Print the listing from its top line through the line containing "return (v - OFF - L) / pw", nothing more, and leave out the pictures.

═════ Collected data

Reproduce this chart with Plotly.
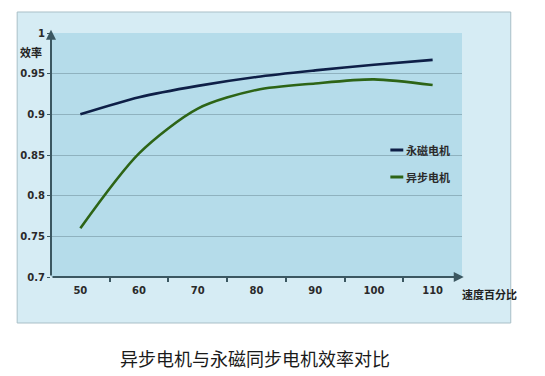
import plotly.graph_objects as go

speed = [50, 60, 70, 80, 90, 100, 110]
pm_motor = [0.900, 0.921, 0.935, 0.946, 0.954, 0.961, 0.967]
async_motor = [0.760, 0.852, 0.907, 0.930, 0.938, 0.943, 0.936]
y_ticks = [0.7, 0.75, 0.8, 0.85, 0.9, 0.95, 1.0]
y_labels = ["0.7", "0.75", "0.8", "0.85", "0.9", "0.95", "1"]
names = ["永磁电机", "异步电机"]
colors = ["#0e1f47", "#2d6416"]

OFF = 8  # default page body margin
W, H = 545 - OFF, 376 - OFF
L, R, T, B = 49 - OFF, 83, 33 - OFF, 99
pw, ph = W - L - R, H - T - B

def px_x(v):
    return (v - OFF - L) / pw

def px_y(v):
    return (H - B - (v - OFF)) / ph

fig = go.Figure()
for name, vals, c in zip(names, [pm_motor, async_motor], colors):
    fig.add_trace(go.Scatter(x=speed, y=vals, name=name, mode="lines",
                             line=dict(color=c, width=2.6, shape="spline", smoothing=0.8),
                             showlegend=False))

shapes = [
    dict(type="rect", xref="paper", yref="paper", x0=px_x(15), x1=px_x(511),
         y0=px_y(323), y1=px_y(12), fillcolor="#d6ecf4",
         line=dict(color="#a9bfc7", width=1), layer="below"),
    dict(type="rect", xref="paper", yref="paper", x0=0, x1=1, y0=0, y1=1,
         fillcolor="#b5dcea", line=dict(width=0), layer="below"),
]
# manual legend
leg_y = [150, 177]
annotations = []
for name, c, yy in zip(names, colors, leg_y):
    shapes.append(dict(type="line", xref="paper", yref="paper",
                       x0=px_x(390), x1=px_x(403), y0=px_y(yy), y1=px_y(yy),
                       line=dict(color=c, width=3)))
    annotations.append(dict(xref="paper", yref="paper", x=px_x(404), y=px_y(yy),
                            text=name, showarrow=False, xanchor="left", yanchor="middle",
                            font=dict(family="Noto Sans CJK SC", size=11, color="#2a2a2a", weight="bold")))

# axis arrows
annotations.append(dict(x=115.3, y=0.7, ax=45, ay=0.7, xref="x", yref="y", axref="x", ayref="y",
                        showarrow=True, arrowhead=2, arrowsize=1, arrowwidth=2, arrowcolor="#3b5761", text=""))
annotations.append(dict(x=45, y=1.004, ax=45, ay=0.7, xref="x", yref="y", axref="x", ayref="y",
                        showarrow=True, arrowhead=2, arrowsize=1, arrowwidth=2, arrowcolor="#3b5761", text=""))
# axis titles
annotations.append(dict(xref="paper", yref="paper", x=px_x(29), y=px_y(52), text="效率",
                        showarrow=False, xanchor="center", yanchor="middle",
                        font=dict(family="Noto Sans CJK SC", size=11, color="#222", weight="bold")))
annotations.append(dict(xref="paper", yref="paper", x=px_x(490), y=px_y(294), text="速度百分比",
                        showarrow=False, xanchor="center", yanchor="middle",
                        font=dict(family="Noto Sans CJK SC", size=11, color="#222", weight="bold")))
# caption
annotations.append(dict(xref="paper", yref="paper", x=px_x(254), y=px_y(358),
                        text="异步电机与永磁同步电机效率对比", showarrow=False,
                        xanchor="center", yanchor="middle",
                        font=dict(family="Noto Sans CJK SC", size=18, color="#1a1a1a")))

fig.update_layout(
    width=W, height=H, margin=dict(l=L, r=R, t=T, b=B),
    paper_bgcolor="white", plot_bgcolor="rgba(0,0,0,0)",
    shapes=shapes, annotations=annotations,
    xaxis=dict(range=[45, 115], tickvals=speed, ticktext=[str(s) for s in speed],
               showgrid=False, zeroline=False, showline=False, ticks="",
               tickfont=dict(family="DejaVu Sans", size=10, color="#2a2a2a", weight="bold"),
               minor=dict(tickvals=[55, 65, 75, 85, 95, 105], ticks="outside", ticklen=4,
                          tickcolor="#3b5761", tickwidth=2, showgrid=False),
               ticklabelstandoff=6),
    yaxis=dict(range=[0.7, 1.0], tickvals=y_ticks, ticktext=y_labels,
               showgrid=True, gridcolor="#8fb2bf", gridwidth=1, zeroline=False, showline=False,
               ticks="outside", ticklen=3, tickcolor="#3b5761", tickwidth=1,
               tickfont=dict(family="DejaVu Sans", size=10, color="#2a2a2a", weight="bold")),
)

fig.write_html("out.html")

══════════

● **Result of the exercise**:
Reproduce this chart with Plotly.
import plotly.graph_objects as go

speed = [50, 60, 70, 80, 90, 100, 110]
pm_motor = [0.900, 0.921, 0.935, 0.946, 0.954, 0.961, 0.967]
async_motor = [0.760, 0.852, 0.907, 0.930, 0.938, 0.943, 0.936]
y_ticks = [0.7, 0.75, 0.8, 0.85, 0.9, 0.95, 1.0]
y_labels = ["0.7", "0.75", "0.8", "0.85", "0.9", "0.95", "1"]
names = ["永磁电机", "异步电机"]
colors = ["#0e1f47", "#2d6416"]

OFF = 8  # default page body margin
W, H = 545 - OFF, 376 - OFF
L, R, T, B = 49 - OFF, 83, 33 - OFF, 99
pw, ph = W - L - R, H - T - B

def px_x(v):
    return (v - OFF - L) / pw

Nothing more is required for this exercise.